__TASK DESCRIPTION__
From the first line of the data below through the line bearing "Serif', 'Times New", reproduce each line exactly; do not include pictures.

DATA SHOWN start

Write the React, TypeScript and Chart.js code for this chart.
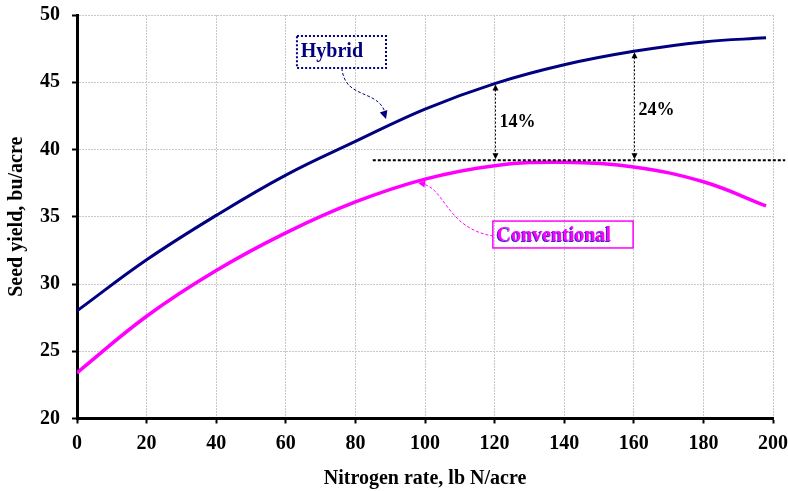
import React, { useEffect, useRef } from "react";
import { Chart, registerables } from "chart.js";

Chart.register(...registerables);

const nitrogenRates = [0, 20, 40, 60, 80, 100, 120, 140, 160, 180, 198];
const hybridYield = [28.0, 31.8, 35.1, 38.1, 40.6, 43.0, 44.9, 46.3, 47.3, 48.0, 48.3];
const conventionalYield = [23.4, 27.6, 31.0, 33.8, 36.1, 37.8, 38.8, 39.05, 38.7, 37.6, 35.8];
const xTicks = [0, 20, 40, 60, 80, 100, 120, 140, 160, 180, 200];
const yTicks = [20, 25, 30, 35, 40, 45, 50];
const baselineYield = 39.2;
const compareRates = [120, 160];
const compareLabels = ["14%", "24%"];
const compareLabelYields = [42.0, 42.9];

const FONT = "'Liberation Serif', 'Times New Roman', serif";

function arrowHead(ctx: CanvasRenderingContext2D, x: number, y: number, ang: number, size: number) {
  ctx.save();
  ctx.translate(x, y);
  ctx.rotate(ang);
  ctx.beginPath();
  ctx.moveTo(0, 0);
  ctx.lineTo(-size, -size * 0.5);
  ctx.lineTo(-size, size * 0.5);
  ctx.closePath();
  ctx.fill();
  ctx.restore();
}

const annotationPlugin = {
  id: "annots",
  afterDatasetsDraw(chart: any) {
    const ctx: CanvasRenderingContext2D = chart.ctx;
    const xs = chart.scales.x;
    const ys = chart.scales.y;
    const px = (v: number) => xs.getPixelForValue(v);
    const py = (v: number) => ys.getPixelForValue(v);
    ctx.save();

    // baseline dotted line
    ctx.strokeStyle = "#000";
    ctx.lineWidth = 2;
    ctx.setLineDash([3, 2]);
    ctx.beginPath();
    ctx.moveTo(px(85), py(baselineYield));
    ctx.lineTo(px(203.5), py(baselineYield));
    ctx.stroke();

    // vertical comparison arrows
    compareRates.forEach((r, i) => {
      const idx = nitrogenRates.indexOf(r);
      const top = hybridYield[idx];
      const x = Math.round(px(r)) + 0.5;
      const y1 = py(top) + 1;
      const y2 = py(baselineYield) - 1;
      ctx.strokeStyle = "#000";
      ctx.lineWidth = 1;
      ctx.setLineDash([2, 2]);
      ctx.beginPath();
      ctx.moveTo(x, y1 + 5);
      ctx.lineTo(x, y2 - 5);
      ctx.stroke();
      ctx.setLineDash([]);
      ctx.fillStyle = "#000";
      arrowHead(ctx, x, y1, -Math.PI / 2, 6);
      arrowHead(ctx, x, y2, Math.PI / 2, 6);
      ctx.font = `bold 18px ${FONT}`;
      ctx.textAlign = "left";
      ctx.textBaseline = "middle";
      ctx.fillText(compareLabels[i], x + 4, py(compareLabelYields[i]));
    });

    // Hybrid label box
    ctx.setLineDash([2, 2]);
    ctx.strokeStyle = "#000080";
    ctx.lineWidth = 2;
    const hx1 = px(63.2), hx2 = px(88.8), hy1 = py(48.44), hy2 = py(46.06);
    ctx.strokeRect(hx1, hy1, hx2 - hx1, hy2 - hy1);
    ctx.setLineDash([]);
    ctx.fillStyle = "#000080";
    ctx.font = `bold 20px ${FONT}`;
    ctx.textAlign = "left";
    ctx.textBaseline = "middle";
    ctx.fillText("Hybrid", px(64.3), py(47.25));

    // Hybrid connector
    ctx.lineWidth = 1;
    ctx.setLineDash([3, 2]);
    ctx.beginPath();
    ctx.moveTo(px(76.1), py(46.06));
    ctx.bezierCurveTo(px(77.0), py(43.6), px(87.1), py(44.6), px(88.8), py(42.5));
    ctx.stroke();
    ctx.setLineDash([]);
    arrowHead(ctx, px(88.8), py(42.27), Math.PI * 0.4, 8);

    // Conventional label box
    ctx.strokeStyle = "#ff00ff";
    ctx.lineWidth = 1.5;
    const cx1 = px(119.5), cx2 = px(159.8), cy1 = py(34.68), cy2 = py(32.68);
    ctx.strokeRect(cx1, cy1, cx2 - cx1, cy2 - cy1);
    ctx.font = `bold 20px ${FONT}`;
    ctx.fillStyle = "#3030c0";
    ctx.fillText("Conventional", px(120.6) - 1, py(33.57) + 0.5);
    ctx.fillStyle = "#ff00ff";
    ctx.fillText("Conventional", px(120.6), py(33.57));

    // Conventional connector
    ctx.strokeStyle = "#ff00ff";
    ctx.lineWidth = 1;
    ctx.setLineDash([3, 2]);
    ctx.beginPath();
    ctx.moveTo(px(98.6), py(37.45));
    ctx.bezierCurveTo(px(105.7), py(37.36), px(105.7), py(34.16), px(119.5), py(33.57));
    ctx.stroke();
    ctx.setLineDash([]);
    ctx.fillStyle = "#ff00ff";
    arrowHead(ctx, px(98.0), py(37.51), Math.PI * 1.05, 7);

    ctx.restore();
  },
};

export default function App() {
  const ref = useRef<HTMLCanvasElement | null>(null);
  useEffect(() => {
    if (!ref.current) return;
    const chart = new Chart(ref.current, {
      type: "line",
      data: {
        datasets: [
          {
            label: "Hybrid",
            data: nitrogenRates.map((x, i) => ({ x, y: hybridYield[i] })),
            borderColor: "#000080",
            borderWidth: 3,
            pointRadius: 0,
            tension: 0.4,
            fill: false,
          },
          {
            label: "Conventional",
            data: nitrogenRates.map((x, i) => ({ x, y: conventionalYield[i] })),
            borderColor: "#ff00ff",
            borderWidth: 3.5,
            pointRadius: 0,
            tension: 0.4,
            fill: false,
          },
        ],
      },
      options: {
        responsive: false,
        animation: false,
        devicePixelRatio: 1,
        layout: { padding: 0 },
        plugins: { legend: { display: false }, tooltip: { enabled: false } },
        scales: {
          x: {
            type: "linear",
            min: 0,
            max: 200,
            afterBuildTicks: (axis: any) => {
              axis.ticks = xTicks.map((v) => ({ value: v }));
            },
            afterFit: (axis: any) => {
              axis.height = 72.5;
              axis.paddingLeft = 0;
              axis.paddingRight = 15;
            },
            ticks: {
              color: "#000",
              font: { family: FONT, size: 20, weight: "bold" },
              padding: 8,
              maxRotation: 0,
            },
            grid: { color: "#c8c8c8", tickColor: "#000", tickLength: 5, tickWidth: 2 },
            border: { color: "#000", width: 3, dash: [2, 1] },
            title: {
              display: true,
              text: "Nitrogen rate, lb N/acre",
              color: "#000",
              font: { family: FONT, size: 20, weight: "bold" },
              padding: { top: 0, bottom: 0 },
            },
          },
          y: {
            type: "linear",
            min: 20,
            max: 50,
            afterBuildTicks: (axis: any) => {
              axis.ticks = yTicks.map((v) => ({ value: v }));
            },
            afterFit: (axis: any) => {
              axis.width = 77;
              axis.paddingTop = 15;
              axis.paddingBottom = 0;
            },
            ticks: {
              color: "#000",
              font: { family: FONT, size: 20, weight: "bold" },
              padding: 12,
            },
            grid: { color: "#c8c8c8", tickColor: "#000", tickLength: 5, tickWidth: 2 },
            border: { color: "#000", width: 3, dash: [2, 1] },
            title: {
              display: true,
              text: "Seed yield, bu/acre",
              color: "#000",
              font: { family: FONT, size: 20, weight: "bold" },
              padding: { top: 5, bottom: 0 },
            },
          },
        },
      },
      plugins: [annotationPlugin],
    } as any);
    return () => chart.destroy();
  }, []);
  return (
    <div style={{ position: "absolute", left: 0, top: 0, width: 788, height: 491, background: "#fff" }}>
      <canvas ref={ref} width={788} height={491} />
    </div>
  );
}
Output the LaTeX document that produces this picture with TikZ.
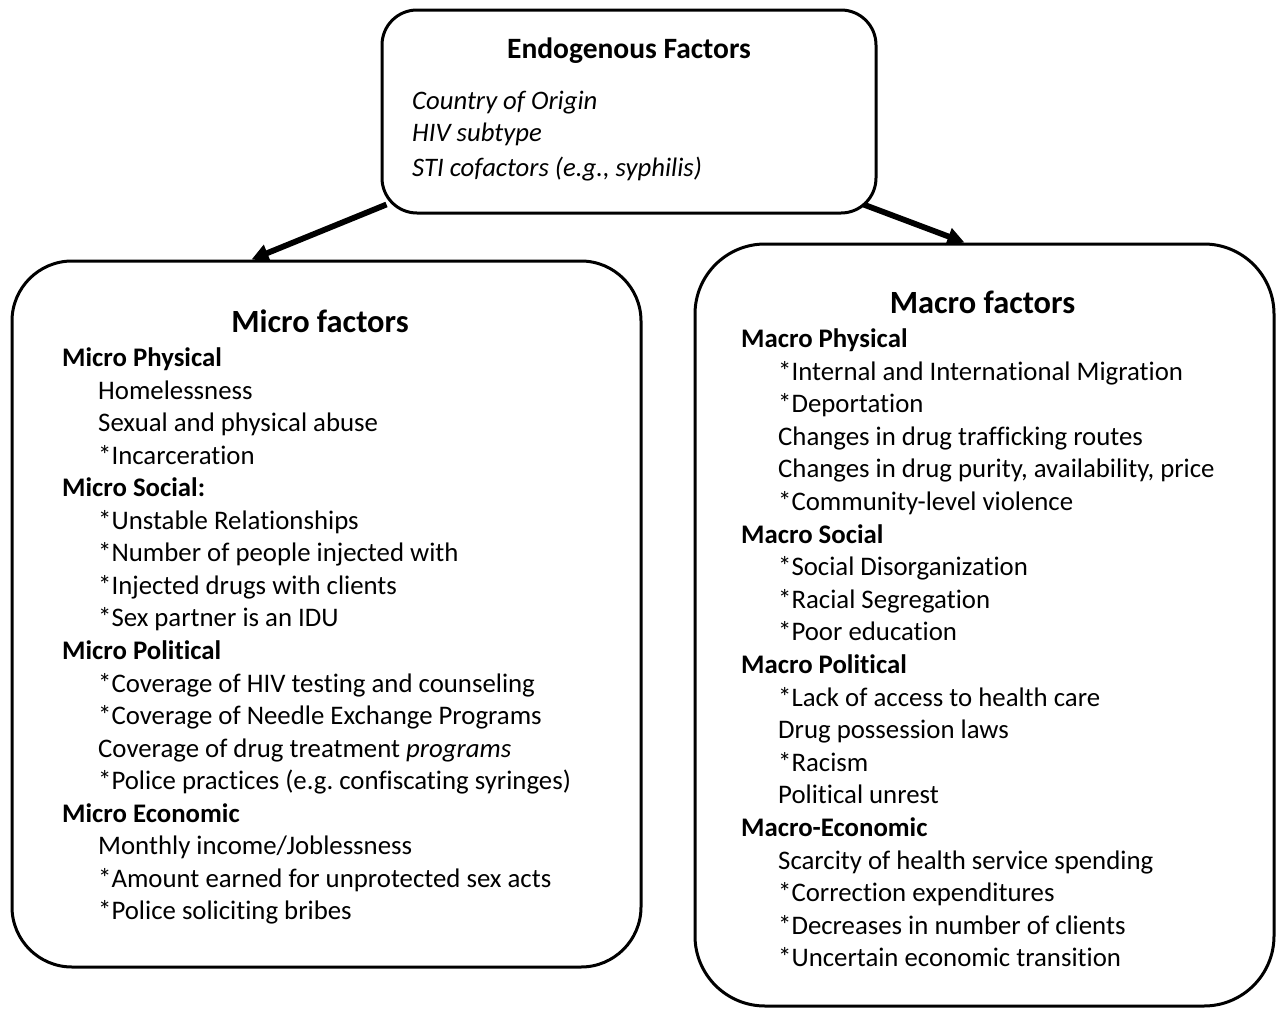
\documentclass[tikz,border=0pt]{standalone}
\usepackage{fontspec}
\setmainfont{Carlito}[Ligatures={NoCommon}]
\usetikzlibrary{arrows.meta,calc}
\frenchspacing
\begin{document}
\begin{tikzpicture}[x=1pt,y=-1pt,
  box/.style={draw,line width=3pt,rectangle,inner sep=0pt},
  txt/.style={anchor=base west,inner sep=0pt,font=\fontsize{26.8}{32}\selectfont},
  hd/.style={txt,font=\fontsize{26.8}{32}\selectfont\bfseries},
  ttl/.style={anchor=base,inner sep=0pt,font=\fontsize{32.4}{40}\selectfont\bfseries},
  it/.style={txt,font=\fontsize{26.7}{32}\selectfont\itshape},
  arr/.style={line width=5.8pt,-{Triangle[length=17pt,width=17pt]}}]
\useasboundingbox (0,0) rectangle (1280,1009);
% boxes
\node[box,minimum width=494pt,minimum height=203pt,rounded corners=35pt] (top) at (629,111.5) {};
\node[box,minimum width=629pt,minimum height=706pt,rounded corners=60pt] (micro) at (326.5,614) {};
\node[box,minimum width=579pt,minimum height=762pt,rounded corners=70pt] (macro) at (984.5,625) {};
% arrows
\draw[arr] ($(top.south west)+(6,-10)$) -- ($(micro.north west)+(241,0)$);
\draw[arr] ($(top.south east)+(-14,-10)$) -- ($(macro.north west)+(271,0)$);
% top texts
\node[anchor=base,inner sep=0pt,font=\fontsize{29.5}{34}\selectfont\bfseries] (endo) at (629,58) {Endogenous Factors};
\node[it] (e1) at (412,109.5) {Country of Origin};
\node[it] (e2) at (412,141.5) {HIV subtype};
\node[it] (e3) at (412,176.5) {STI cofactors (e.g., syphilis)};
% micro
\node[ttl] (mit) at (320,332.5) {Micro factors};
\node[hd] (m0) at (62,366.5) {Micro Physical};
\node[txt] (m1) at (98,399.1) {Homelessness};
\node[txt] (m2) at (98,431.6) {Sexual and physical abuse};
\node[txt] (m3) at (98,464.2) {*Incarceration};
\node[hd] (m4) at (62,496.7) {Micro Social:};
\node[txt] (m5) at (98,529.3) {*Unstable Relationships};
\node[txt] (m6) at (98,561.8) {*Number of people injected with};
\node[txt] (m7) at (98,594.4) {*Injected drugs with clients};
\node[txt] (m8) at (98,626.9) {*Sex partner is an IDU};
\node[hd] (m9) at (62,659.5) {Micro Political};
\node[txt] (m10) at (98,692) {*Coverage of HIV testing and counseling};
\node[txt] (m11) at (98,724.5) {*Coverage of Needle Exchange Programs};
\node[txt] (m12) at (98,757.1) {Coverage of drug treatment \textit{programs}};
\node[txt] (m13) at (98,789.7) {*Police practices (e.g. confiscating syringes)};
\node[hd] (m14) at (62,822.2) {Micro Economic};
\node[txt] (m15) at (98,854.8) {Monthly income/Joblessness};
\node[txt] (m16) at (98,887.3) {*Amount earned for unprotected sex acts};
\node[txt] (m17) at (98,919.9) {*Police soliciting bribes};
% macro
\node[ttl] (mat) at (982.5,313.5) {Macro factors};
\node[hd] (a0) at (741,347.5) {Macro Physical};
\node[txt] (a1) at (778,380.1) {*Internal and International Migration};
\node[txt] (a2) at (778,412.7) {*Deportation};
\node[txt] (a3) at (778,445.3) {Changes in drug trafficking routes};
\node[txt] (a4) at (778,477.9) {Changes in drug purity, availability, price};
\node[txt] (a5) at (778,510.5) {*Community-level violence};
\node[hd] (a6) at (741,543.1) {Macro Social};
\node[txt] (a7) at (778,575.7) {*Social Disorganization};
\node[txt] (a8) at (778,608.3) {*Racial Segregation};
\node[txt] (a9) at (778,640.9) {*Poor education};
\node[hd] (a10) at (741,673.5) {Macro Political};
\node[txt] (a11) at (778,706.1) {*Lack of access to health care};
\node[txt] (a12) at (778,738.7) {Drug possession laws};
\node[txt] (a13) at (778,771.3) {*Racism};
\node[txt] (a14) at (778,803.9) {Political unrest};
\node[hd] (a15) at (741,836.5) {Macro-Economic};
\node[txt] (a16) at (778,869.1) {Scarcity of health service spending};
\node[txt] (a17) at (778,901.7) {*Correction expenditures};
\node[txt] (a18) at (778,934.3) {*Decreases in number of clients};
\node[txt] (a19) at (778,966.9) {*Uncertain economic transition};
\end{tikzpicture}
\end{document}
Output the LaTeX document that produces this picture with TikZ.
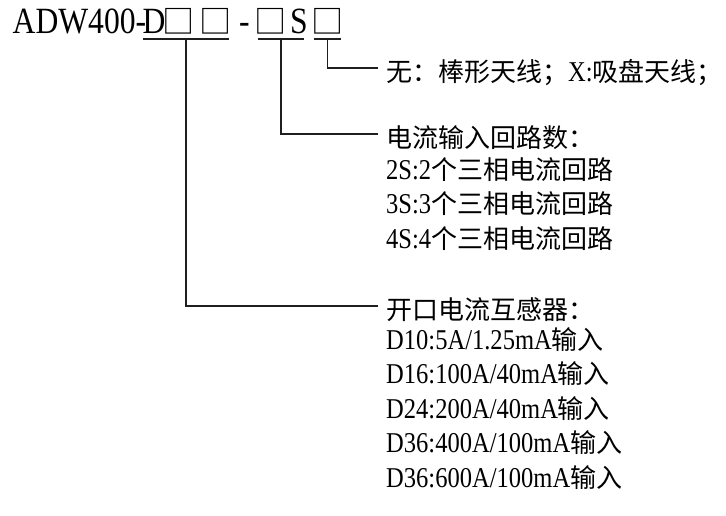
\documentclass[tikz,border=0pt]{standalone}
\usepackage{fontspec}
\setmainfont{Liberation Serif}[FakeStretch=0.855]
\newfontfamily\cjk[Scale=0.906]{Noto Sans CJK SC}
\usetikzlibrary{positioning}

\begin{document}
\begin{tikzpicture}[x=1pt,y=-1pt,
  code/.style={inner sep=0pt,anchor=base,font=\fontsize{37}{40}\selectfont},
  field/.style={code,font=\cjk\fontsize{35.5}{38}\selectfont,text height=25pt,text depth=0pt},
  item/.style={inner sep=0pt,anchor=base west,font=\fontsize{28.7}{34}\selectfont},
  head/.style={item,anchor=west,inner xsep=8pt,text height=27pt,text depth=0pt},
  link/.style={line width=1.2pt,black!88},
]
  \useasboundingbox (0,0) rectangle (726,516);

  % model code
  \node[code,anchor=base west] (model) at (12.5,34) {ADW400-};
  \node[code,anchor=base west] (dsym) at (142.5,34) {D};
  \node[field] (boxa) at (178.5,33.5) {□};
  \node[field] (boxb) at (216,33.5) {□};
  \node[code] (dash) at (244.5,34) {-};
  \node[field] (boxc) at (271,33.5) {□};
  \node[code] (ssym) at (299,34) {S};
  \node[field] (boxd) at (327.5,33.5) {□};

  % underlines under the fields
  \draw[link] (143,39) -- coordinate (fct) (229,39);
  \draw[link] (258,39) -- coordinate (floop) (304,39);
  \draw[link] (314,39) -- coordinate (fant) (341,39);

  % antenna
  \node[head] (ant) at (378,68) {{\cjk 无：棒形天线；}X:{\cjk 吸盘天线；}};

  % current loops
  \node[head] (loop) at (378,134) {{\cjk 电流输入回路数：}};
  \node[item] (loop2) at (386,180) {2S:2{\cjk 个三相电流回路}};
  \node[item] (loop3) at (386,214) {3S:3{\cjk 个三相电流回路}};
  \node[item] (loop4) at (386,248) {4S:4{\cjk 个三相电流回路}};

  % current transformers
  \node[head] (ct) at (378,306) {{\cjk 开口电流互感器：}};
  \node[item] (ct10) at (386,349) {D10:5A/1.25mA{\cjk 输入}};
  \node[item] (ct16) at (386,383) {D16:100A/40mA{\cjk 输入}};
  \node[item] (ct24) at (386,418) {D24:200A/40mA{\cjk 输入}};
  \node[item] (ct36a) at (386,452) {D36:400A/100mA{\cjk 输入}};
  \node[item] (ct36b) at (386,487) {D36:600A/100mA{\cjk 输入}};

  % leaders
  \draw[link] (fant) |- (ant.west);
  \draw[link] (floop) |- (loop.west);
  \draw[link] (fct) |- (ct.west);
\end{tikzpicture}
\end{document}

DATA SHOWN end

__RESPONSE__
Write the React, TypeScript and Chart.js code for this chart.
import React, { useEffect, useRef } from "react";
import { Chart, registerables } from "chart.js";

Chart.register(...registerables);

const nitrogenRates = [0, 20, 40, 60, 80, 100, 120, 140, 160, 180, 198];
const hybridYield = [28.0, 31.8, 35.1, 38.1, 40.6, 43.0, 44.9, 46.3, 47.3, 48.0, 48.3];
const conventionalYield = [23.4, 27.6, 31.0, 33.8, 36.1, 37.8, 38.8, 39.05, 38.7, 37.6, 35.8];
const xTicks = [0, 20, 40, 60, 80, 100, 120, 140, 160, 180, 200];
const yTicks = [20, 25, 30, 35, 40, 45, 50];
const baselineYield = 39.2;
const compareRates = [120, 160];
const compareLabels = ["14%", "24%"];
const compareLabelYields = [42.0, 42.9];

const FONT = "'Liberation Serif', 'Times New Roman', serif";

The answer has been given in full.